_Short exercise_.
Your task is to retype each line of the data below exactly.
* BEGIN Data section *
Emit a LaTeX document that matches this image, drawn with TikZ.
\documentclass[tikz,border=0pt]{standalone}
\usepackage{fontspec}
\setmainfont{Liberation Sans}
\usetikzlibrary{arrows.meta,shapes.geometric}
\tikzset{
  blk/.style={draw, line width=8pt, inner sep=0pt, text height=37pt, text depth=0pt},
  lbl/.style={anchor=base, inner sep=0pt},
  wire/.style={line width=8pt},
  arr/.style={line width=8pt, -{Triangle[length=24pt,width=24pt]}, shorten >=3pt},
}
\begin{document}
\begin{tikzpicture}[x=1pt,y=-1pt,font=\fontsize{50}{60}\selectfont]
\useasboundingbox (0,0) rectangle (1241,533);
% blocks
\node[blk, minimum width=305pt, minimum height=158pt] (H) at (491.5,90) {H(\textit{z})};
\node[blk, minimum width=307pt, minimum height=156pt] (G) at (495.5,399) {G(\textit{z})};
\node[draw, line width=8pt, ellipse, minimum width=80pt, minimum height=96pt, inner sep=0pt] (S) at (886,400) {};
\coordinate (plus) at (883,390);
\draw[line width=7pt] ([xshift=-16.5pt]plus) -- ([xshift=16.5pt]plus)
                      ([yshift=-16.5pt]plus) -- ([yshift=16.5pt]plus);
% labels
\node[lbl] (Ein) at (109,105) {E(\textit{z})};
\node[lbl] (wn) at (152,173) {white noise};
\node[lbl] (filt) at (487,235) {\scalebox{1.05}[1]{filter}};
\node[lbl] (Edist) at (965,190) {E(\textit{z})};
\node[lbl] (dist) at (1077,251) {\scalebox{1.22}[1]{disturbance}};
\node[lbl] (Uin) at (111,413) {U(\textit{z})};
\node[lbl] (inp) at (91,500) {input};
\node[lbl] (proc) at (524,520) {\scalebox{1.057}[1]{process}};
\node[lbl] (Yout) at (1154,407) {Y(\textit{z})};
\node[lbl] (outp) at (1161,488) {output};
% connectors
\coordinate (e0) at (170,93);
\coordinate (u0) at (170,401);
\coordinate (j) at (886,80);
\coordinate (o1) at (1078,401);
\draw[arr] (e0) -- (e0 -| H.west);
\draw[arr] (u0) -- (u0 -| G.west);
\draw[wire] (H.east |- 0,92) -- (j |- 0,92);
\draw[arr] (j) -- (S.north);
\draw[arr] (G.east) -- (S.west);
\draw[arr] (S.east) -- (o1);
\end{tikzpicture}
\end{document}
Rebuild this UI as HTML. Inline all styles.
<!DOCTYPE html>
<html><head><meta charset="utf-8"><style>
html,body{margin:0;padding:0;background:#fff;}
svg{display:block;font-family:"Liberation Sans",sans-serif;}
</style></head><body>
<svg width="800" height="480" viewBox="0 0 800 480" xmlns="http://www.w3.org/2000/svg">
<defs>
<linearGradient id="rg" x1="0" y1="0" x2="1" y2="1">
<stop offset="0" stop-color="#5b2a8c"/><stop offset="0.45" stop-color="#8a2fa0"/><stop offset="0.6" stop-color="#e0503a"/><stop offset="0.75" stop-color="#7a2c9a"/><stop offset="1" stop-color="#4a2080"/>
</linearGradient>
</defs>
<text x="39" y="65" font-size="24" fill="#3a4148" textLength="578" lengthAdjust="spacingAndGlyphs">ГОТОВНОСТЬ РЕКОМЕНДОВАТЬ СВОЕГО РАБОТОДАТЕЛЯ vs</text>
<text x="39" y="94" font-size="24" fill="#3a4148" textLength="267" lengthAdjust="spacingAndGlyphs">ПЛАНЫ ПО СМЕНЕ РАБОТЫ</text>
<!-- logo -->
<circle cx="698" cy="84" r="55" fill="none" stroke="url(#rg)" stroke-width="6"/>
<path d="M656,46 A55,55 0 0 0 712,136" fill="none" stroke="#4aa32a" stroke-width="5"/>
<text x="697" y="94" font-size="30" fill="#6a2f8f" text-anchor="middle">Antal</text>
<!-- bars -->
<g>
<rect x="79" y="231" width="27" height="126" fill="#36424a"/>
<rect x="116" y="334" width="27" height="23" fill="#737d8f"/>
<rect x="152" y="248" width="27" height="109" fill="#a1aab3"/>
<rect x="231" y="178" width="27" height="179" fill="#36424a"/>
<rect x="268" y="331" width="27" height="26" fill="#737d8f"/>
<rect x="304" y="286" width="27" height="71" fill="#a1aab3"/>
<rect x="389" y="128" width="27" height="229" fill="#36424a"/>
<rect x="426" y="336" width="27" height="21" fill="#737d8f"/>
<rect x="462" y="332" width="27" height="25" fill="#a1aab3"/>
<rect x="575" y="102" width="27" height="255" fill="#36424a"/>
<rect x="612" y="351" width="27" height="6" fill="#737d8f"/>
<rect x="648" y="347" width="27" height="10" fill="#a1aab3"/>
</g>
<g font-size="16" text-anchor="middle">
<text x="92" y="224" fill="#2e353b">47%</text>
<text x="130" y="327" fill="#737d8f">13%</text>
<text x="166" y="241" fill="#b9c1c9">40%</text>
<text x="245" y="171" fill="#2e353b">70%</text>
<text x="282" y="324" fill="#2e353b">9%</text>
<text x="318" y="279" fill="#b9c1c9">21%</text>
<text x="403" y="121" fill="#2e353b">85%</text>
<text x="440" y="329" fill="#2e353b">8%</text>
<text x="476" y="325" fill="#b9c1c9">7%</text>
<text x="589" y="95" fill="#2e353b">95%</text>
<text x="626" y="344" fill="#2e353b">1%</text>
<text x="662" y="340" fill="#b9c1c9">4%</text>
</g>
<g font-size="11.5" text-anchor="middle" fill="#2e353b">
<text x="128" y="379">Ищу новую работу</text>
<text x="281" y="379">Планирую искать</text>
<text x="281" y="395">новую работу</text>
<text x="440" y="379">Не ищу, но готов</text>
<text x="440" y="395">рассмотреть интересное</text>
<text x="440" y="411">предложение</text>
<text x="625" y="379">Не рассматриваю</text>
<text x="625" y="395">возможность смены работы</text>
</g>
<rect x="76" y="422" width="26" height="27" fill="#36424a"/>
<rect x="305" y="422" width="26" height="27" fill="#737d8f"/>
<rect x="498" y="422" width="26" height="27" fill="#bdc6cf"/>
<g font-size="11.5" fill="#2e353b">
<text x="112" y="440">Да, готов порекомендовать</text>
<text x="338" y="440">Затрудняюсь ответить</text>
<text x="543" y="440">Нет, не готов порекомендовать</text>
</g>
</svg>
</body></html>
* END Data section *
_Expected answer_.
Emit a LaTeX document that matches this image, drawn with TikZ.
\documentclass[tikz,border=0pt]{standalone}
\usepackage{fontspec}
\setmainfont{Liberation Sans}
\usetikzlibrary{arrows.meta,shapes.geometric}
\tikzset{
  blk/.style={draw, line width=8pt, inner sep=0pt, text height=37pt, text depth=0pt},
  lbl/.style={anchor=base, inner sep=0pt},
  wire/.style={line width=8pt},
  arr/.style={line width=8pt, -{Triangle[length=24pt,width=24pt]}, shorten >=3pt},
}
\begin{document}
\begin{tikzpicture}[x=1pt,y=-1pt,font=\fontsize{50}{60}\selectfont]
\useasboundingbox (0,0) rectangle (1241,533);
% blocks
\node[blk, minimum width=305pt, minimum height=158pt] (H) at (491.5,90) {H(\textit{z})};
\node[blk, minimum width=307pt, minimum height=156pt] (G) at (495.5,399) {G(\textit{z})};
\node[draw, line width=8pt, ellipse, minimum width=80pt, minimum height=96pt, inner sep=0pt] (S) at (886,400) {};
\coordinate (plus) at (883,390);
\draw[line width=7pt] ([xshift=-16.5pt]plus) -- ([xshift=16.5pt]plus)
                      ([yshift=-16.5pt]plus) -- ([yshift=16.5pt]plus);
% labels
\node[lbl] (Ein) at (109,105) {E(\textit{z})};
\node[lbl] (wn) at (152,173) {white noise};
\node[lbl] (filt) at (487,235) {\scalebox{1.05}[1]{filter}};
\node[lbl] (Edist) at (965,190) {E(\textit{z})};
\node[lbl] (dist) at (1077,251) {\scalebox{1.22}[1]{disturbance}};
\node[lbl] (Uin) at (111,413) {U(\textit{z})};
\node[lbl] (inp) at (91,500) {input};
\node[lbl] (proc) at (524,520) {\scalebox{1.057}[1]{process}};
\node[lbl] (Yout) at (1154,407) {Y(\textit{z})};
\node[lbl] (outp) at (1161,488) {output};
% connectors
\coordinate (e0) at (170,93);
\coordinate (u0) at (170,401);
\coordinate (j) at (886,80);
\coordinate (o1) at (1078,401);
\draw[arr] (e0) -- (e0 -| H.west);
\draw[arr] (u0) -- (u0 -| G.west);
\draw[wire] (H.east |- 0,92) -- (j |- 0,92);
\draw[arr] (j) -- (S.north);
\draw[arr] (G.east) -- (S.west);
\draw[arr] (S.east) -- (o1);
\end{tikzpicture}
\end{document}
Rebuild this UI as HTML. Inline all styles.
<!DOCTYPE html>
<html><head><meta charset="utf-8"><style>
html,body{margin:0;padding:0;background:#fff;}
svg{display:block;font-family:"Liberation Sans",sans-serif;}
</style></head><body>
<svg width="800" height="480" viewBox="0 0 800 480" xmlns="http://www.w3.org/2000/svg">
<defs>
<linearGradient id="rg" x1="0" y1="0" x2="1" y2="1">
<stop offset="0" stop-color="#5b2a8c"/><stop offset="0.45" stop-color="#8a2fa0"/><stop offset="0.6" stop-color="#e0503a"/><stop offset="0.75" stop-color="#7a2c9a"/><stop offset="1" stop-color="#4a2080"/>
</linearGradient>
</defs>
<text x="39" y="65" font-size="24" fill="#3a4148" textLength="578" lengthAdjust="spacingAndGlyphs">ГОТОВНОСТЬ РЕКОМЕНДОВАТЬ СВОЕГО РАБОТОДАТЕЛЯ vs</text>
<text x="39" y="94" font-size="24" fill="#3a4148" textLength="267" lengthAdjust="spacingAndGlyphs">ПЛАНЫ ПО СМЕНЕ РАБОТЫ</text>
<!-- logo -->
<circle cx="698" cy="84" r="55" fill="none" stroke="url(#rg)" stroke-width="6"/>
<path d="M656,46 A55,55 0 0 0 712,136" fill="none" stroke="#4aa32a" stroke-width="5"/>
<text x="697" y="94" font-size="30" fill="#6a2f8f" text-anchor="middle">Antal</text>
<!-- bars -->
<g>
<rect x="79" y="231" width="27" height="126" fill="#36424a"/>
<rect x="116" y="334" width="27" height="23" fill="#737d8f"/>
<rect x="152" y="248" width="27" height="109" fill="#a1aab3"/>
<rect x="231" y="178" width="27" height="179" fill="#36424a"/>
<rect x="268" y="331" width="27" height="26" fill="#737d8f"/>
<rect x="304" y="286" width="27" height="71" fill="#a1aab3"/>
<rect x="389" y="128" width="27" height="229" fill="#36424a"/>
<rect x="426" y="336" width="27" height="21" fill="#737d8f"/>
<rect x="462" y="332" width="27" height="25" fill="#a1aab3"/>
<rect x="575" y="102" width="27" height="255" fill="#36424a"/>
<rect x="612" y="351" width="27" height="6" fill="#737d8f"/>
<rect x="648" y="347" width="27" height="10" fill="#a1aab3"/>
</g>
<g font-size="16" text-anchor="middle">
<text x="92" y="224" fill="#2e353b">47%</text>
<text x="130" y="327" fill="#737d8f">13%</text>
<text x="166" y="241" fill="#b9c1c9">40%</text>
<text x="245" y="171" fill="#2e353b">70%</text>
<text x="282" y="324" fill="#2e353b">9%</text>
<text x="318" y="279" fill="#b9c1c9">21%</text>
<text x="403" y="121" fill="#2e353b">85%</text>
<text x="440" y="329" fill="#2e353b">8%</text>
<text x="476" y="325" fill="#b9c1c9">7%</text>
<text x="589" y="95" fill="#2e353b">95%</text>
<text x="626" y="344" fill="#2e353b">1%</text>
<text x="662" y="340" fill="#b9c1c9">4%</text>
</g>
<g font-size="11.5" text-anchor="middle" fill="#2e353b">
<text x="128" y="379">Ищу новую работу</text>
<text x="281" y="379">Планирую искать</text>
<text x="281" y="395">новую работу</text>
<text x="440" y="379">Не ищу, но готов</text>
<text x="440" y="395">рассмотреть интересное</text>
<text x="440" y="411">предложение</text>
<text x="625" y="379">Не рассматриваю</text>
<text x="625" y="395">возможность смены работы</text>
</g>
<rect x="76" y="422" width="26" height="27" fill="#36424a"/>
<rect x="305" y="422" width="26" height="27" fill="#737d8f"/>
<rect x="498" y="422" width="26" height="27" fill="#bdc6cf"/>
<g font-size="11.5" fill="#2e353b">
<text x="112" y="440">Да, готов порекомендовать</text>
<text x="338" y="440">Затрудняюсь ответить</text>
<text x="543" y="440">Нет, не готов порекомендовать</text>
</g>
</svg>
</body></html>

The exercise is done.